Stored data entries
§ §

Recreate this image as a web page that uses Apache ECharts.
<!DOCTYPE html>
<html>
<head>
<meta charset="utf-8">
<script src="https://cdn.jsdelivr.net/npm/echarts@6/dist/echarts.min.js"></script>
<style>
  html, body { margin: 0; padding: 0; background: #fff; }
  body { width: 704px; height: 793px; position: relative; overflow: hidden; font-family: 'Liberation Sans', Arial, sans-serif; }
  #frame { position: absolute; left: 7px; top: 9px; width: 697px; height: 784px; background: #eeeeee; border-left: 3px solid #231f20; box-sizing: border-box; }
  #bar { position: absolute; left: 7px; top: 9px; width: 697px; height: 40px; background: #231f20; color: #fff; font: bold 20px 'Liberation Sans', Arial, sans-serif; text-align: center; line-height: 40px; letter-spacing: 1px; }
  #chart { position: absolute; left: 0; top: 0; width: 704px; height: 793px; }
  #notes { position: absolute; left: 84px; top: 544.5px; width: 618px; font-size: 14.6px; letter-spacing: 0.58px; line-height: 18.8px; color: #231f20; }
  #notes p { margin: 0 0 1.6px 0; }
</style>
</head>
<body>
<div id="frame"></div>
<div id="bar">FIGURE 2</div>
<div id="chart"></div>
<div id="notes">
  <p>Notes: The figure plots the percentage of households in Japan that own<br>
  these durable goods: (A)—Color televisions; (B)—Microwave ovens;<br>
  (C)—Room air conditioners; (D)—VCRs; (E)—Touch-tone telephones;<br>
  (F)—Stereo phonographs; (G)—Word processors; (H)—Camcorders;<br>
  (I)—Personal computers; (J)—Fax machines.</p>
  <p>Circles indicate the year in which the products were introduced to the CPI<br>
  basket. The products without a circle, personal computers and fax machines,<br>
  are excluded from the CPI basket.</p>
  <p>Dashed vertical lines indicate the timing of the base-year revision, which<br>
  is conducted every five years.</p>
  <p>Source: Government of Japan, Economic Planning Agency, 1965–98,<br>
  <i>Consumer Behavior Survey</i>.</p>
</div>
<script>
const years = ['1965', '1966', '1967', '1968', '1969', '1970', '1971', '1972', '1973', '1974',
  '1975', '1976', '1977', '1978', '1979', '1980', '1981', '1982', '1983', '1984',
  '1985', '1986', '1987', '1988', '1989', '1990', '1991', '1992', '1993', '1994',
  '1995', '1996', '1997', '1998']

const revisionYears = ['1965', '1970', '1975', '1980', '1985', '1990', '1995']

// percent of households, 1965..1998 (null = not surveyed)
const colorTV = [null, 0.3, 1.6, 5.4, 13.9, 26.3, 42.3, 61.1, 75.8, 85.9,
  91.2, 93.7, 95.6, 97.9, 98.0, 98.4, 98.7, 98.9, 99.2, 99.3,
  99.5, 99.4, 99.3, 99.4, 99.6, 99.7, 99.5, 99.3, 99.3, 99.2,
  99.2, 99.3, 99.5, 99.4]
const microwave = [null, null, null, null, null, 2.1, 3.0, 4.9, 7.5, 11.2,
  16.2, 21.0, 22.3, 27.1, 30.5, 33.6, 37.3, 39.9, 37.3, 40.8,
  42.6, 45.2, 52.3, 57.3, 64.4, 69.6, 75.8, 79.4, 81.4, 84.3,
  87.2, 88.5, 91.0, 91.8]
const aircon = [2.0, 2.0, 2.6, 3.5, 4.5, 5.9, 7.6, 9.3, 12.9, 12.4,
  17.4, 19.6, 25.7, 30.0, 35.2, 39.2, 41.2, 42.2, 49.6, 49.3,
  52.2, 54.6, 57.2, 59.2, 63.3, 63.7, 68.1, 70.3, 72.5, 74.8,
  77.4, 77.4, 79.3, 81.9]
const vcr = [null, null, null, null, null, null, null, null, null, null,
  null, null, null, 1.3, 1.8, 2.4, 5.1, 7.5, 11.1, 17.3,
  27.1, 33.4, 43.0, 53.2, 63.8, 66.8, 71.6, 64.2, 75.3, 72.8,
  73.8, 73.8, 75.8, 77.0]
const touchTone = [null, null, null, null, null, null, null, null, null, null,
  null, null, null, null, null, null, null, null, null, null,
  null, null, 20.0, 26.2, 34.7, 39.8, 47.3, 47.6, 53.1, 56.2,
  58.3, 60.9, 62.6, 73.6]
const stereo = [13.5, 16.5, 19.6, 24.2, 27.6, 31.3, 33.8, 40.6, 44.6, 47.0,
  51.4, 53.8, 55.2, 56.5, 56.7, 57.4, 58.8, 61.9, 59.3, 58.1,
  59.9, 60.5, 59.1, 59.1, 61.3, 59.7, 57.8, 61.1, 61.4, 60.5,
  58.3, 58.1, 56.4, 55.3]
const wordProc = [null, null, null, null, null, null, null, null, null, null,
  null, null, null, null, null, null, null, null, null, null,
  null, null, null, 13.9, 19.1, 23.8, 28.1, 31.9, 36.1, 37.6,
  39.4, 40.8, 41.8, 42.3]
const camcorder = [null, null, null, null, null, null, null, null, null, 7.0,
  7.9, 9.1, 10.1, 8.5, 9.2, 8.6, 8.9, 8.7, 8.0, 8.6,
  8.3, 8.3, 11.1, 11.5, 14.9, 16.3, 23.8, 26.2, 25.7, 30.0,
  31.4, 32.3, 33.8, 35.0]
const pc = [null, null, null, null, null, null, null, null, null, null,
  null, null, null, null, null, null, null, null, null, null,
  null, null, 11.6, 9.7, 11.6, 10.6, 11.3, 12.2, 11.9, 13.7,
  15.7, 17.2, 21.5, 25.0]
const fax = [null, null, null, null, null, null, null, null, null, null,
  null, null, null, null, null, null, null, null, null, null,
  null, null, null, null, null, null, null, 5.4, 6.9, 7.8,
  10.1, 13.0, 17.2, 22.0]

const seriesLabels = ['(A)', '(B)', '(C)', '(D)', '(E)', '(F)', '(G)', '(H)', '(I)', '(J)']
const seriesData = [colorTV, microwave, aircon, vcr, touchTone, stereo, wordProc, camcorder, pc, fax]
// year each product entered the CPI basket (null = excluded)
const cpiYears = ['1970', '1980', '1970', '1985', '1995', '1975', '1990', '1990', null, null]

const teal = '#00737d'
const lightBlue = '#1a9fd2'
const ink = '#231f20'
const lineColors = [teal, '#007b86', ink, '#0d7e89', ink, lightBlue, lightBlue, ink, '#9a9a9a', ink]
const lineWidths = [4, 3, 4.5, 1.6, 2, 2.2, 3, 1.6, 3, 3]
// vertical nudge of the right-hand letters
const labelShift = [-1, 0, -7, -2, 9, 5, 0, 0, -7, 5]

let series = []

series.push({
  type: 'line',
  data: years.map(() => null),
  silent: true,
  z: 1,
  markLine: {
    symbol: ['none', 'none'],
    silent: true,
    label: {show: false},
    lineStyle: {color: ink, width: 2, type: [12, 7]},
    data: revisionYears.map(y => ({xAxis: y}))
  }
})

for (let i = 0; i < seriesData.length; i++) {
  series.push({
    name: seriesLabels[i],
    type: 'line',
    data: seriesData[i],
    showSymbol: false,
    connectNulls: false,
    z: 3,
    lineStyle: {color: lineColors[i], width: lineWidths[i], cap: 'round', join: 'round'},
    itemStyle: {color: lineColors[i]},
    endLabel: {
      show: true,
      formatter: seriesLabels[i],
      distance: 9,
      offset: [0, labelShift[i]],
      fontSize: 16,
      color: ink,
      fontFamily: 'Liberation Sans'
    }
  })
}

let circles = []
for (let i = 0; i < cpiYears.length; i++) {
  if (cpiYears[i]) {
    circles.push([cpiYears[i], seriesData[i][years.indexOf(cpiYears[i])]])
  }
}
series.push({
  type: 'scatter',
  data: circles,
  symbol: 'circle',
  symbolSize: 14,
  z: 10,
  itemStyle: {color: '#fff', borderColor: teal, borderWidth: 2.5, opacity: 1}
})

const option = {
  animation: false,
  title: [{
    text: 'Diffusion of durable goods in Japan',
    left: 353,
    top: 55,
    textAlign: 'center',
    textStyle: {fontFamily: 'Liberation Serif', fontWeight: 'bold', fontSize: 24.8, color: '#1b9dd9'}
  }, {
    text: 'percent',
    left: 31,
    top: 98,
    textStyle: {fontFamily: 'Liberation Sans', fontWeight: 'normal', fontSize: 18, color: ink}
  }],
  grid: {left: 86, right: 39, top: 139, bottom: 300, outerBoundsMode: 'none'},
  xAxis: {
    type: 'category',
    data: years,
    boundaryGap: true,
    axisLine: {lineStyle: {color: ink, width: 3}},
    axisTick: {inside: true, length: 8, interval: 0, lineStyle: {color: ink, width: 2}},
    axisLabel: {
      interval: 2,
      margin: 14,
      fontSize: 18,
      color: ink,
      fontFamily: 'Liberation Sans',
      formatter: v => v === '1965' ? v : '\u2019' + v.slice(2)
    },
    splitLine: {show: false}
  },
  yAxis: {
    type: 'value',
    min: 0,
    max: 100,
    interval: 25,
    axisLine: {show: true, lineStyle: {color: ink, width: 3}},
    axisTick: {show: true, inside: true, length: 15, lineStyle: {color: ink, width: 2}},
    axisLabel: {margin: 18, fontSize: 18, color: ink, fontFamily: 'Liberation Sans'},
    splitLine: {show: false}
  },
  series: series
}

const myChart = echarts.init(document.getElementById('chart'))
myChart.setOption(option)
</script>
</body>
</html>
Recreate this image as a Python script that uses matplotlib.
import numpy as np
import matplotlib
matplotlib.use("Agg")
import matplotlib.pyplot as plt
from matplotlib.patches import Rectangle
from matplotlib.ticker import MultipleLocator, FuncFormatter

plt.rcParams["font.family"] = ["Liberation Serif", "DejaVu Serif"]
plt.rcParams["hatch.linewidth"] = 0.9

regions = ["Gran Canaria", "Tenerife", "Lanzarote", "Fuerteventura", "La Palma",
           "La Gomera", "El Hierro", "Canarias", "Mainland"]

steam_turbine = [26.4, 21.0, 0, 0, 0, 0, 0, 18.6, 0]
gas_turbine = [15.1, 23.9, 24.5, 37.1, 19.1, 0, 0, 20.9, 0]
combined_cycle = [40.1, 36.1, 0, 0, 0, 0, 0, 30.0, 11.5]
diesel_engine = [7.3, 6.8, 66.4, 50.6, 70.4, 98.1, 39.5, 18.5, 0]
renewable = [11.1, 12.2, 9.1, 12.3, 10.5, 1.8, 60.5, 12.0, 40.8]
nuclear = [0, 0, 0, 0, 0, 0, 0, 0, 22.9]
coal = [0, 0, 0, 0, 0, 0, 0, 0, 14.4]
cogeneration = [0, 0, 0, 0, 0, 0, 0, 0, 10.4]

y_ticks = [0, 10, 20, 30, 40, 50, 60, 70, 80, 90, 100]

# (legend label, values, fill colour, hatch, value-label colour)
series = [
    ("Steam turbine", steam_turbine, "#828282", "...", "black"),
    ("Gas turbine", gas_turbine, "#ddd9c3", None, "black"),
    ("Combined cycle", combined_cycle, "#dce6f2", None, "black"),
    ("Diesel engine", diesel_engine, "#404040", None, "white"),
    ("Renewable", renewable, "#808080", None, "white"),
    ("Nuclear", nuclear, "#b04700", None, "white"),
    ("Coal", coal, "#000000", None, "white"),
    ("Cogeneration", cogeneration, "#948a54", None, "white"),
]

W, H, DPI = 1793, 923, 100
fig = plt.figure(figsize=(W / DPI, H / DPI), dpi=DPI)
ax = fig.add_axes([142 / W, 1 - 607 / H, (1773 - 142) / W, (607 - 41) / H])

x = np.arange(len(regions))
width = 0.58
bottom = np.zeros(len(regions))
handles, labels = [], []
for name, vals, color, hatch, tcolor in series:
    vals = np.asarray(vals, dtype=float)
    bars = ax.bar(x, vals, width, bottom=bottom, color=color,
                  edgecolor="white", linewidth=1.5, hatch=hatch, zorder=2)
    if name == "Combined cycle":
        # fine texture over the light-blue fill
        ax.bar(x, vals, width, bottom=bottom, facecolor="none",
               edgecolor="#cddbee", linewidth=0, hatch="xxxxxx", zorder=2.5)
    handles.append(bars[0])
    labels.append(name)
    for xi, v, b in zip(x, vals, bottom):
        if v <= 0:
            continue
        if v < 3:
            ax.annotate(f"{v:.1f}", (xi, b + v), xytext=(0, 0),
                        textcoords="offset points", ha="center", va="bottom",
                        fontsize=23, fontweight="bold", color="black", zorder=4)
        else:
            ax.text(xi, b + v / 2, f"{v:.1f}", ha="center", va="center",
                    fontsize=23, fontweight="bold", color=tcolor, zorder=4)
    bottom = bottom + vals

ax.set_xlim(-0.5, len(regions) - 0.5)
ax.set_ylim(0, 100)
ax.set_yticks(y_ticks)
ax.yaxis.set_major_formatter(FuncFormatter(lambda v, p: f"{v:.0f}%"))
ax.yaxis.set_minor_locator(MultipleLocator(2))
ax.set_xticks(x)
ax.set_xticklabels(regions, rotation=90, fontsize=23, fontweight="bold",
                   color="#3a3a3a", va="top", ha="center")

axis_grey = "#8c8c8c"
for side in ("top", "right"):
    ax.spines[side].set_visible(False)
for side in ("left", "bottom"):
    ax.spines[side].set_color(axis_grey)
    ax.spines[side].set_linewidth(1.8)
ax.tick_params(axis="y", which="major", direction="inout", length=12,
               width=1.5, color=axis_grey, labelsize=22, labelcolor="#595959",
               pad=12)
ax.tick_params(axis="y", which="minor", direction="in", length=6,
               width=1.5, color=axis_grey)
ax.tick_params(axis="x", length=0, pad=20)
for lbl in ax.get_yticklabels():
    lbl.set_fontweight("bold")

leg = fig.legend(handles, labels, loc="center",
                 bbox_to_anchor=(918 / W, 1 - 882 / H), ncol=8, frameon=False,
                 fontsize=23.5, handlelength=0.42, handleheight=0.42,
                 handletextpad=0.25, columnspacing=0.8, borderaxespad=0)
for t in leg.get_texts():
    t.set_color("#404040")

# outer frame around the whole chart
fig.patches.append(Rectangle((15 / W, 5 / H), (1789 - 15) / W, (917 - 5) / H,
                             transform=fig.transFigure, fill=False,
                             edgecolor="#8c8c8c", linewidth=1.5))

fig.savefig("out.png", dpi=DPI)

§ §

### Do this
Using the entries above, return exactly the lines from the line with "Recreate this image as a Python" to the line with "cogeneration = [0, 0, 0, 0, 0, 0, 0, 0, 10.4]", counting both of those lines.

### Correct output
Recreate this image as a Python script that uses matplotlib.
import numpy as np
import matplotlib
matplotlib.use("Agg")
import matplotlib.pyplot as plt
from matplotlib.patches import Rectangle
from matplotlib.ticker import MultipleLocator, FuncFormatter

plt.rcParams["font.family"] = ["Liberation Serif", "DejaVu Serif"]
plt.rcParams["hatch.linewidth"] = 0.9

regions = ["Gran Canaria", "Tenerife", "Lanzarote", "Fuerteventura", "La Palma",
           "La Gomera", "El Hierro", "Canarias", "Mainland"]

steam_turbine = [26.4, 21.0, 0, 0, 0, 0, 0, 18.6, 0]
gas_turbine = [15.1, 23.9, 24.5, 37.1, 19.1, 0, 0, 20.9, 0]
combined_cycle = [40.1, 36.1, 0, 0, 0, 0, 0, 30.0, 11.5]
diesel_engine = [7.3, 6.8, 66.4, 50.6, 70.4, 98.1, 39.5, 18.5, 0]
renewable = [11.1, 12.2, 9.1, 12.3, 10.5, 1.8, 60.5, 12.0, 40.8]
nuclear = [0, 0, 0, 0, 0, 0, 0, 0, 22.9]
coal = [0, 0, 0, 0, 0, 0, 0, 0, 14.4]
cogeneration = [0, 0, 0, 0, 0, 0, 0, 0, 10.4]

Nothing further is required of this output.